» Task details:
Skip pictures in the listing below; copy exactly the lines from the one with "Output the web" through the one with "const yTicks = [80, 85, 90, 95, 100, 105];", inclusive.

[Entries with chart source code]
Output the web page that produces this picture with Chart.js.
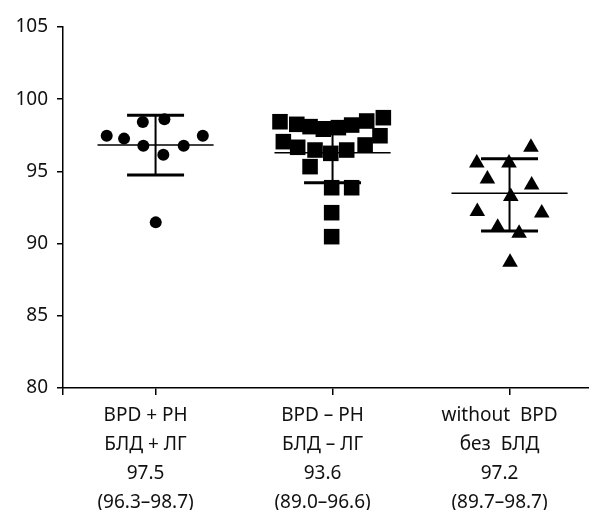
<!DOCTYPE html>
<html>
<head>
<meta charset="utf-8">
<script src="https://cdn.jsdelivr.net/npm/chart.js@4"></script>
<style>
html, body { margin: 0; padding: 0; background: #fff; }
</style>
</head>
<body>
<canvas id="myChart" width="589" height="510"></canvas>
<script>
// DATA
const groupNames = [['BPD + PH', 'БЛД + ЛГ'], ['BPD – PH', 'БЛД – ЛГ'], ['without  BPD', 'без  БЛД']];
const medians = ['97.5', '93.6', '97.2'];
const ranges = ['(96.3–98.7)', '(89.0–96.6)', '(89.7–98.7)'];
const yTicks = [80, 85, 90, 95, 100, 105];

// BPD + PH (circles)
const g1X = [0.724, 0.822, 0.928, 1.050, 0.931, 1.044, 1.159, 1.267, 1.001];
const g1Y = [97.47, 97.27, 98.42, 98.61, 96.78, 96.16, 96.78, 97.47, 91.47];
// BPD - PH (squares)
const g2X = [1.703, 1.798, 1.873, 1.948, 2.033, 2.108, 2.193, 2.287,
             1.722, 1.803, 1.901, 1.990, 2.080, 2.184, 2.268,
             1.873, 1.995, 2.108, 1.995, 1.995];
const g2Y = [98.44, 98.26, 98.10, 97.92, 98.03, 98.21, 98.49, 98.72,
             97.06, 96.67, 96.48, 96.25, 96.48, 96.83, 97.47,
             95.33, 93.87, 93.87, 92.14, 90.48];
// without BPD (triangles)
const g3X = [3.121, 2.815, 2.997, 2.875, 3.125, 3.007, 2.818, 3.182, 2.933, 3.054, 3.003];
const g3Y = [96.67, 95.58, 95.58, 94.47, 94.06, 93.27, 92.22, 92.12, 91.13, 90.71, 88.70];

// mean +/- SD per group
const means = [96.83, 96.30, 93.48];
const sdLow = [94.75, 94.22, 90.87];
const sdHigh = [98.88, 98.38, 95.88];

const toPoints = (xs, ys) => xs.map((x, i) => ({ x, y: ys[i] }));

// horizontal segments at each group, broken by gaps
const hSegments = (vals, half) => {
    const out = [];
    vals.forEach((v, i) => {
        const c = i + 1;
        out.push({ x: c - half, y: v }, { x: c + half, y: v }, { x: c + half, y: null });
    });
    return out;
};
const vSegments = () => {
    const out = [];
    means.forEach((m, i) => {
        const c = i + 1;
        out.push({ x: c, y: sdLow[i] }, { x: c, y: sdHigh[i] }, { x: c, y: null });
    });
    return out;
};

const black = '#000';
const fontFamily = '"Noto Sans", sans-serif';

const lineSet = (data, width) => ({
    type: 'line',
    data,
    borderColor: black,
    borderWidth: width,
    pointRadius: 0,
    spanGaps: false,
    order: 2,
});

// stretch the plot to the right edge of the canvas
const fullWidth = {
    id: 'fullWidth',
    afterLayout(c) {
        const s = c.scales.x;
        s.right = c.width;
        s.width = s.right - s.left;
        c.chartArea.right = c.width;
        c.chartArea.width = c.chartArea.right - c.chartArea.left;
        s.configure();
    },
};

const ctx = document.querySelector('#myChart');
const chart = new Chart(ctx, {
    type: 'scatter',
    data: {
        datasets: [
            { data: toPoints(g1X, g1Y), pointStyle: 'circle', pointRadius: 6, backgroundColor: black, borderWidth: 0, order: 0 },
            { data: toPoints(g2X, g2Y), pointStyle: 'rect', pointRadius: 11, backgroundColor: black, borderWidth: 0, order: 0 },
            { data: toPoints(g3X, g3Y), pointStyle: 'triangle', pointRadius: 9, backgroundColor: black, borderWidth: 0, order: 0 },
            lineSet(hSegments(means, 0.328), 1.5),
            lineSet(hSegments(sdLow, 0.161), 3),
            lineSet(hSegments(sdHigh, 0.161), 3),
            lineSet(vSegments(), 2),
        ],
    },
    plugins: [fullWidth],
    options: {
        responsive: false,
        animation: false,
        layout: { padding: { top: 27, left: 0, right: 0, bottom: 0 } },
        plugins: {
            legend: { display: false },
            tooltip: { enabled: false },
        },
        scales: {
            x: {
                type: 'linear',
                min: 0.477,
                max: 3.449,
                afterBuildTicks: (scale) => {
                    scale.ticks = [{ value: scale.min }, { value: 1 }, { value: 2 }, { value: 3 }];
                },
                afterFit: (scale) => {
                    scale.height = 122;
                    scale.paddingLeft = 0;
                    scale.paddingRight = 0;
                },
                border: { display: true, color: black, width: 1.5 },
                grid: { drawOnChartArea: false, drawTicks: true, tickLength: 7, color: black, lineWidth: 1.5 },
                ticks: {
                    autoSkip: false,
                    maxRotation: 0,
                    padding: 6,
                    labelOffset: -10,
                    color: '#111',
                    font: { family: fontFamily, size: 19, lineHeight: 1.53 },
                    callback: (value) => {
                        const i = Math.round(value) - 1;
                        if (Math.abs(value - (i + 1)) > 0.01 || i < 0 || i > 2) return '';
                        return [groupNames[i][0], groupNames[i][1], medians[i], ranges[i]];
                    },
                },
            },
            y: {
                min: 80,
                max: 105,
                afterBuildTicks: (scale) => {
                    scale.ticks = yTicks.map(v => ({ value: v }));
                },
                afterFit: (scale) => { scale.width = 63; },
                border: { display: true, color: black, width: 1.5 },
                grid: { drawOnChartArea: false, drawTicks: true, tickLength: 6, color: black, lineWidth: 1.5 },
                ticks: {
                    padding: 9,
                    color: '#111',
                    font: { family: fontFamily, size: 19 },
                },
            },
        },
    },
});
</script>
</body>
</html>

* * *

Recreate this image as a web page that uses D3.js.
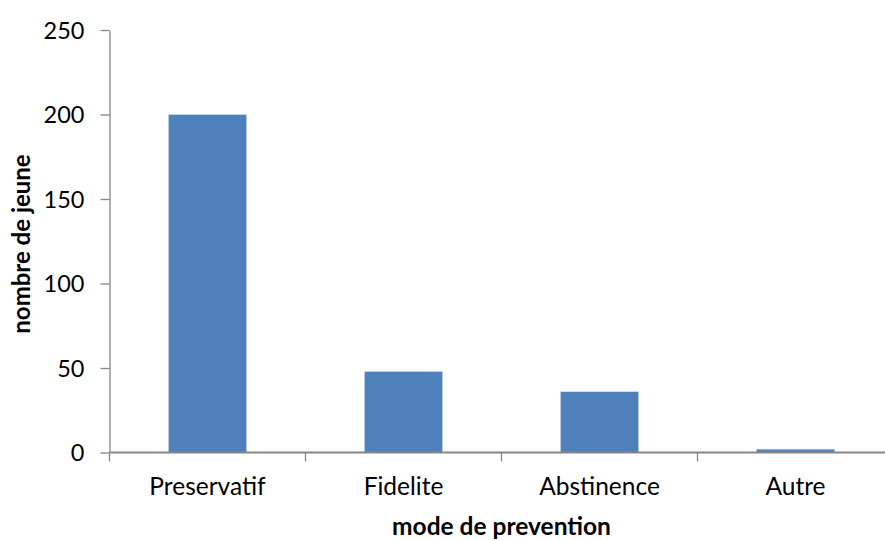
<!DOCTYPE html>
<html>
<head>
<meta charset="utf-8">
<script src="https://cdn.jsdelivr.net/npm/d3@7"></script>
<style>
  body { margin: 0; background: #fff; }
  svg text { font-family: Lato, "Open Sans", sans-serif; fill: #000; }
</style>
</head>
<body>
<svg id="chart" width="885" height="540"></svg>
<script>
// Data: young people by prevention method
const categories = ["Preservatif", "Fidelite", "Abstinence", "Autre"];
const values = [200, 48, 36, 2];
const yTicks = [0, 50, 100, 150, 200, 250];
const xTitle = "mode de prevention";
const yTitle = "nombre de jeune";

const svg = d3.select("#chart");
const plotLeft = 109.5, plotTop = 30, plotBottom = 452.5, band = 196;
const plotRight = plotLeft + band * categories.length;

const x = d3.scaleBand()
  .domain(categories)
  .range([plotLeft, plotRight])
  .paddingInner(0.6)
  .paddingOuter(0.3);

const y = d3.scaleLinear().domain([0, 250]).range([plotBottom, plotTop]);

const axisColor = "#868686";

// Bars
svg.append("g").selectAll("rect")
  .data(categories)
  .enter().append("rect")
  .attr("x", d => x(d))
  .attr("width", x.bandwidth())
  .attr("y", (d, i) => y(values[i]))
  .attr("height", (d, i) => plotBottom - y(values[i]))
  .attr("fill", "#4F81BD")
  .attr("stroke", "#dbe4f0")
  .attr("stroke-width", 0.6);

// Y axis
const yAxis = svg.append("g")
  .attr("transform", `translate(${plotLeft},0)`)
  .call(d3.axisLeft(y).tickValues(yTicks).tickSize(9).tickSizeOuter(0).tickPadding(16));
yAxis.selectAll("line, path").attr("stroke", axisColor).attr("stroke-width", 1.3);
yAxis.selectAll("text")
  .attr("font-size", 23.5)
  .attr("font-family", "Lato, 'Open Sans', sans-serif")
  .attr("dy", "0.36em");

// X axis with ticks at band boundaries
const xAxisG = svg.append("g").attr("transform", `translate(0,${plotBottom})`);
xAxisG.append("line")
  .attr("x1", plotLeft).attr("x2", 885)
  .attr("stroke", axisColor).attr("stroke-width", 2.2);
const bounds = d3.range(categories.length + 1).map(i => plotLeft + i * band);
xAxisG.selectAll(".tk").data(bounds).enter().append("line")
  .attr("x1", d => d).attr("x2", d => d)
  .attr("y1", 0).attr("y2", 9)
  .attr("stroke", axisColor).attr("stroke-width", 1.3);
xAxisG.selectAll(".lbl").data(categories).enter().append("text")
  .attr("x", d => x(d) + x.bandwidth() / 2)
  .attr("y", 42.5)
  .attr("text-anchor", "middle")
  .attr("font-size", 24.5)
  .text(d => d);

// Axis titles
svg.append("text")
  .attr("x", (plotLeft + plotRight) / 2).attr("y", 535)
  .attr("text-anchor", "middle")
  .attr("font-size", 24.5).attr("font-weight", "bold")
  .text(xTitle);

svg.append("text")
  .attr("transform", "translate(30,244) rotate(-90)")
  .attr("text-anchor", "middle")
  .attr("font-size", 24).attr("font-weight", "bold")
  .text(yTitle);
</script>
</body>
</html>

» Result of the exercise:
Output the web page that produces this picture with Chart.js.
<!DOCTYPE html>
<html>
<head>
<meta charset="utf-8">
<script src="https://cdn.jsdelivr.net/npm/chart.js@4"></script>
<style>
html, body { margin: 0; padding: 0; background: #fff; }
</style>
</head>
<body>
<canvas id="myChart" width="589" height="510"></canvas>
<script>
// DATA
const groupNames = [['BPD + PH', 'БЛД + ЛГ'], ['BPD – PH', 'БЛД – ЛГ'], ['without  BPD', 'без  БЛД']];
const medians = ['97.5', '93.6', '97.2'];
const ranges = ['(96.3–98.7)', '(89.0–96.6)', '(89.7–98.7)'];
const yTicks = [80, 85, 90, 95, 100, 105];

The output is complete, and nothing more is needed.